An application to turn a former pub in Scone into 51 retirement flats has been approved – despite developers admitting there is no guarantee the properties will be purchased by retired people.
Councillors approved the application to demolish the Wheel Inn and build flats on the site by nine votes to two.
However councillors opposed to the development argued that the new building should not have been treated as a retirement project.
During Wednesday’s planning and development meeting Councillor Lewis Simpson questioned Mark Myles, who is head of planning at Bidwells and represented the developers.
Mr Simpson asked: “The proposal is for 51 retirement flats. What reason do we have to believe that these are retirement flats?”
He added: “Is there a guarantee that the people buying these flats will be retired?”
Mr Myles responded: “They could be people that are still working.”
The developers argued that there were planning conditions in place that only people over the age of 55 could purchase a flat and that the likely average age of buyers would be people in their 70s.
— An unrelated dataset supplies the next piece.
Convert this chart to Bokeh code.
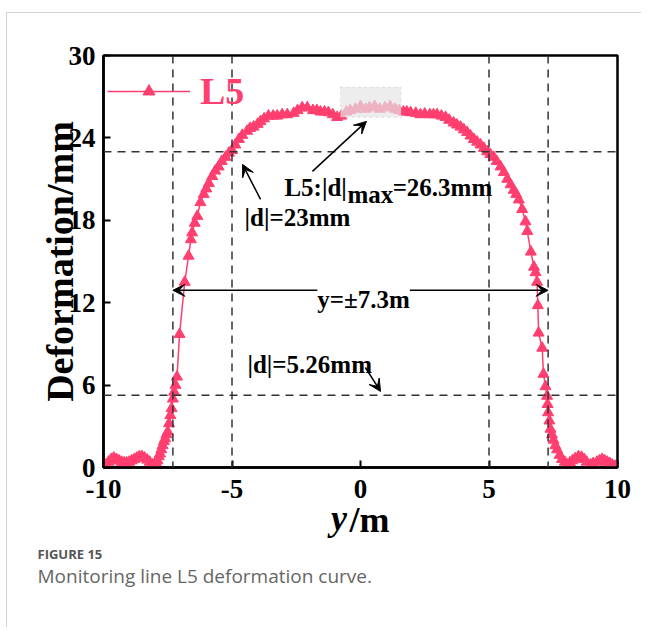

Mr Simpson believes dealing with the application as retirement flats meant the development did not have to meet certain conditions a project of its size would otherwise have had to contend with.
After the meeting, Mr Simpson said: “I was not persuaded that this was a true retirement home. It seems to me that this is as much a block of flats as a retirement building.
“I asked the question a number of times and never got a satisfactory reply.
“They avoided various regulations and they avoided traffic scrutiny that I would have thought a development of this size would have to follow.”
Mr Myles said there was a proven need for residential housing for the over-55s to address the current and anticipated shortage of such accommodation in the area.
He said: “The development will enable older people to maintain independence in the local community and independent research has demonstrated that sheltered retirement housing offers a substantial improvement in health, a reduction in the volume of care and support required and a greater sense of security and wellbeing derived from a more social and communal living experience.”
Fraser Lynes, of developers Juniper Residential, said: “We are clearly delighted that our proposals have been approved.
“It is now well documented there is an increasingly ageing population, but there is a distinct shortage of purpose-built homes to meet the specific needs of this demographic.”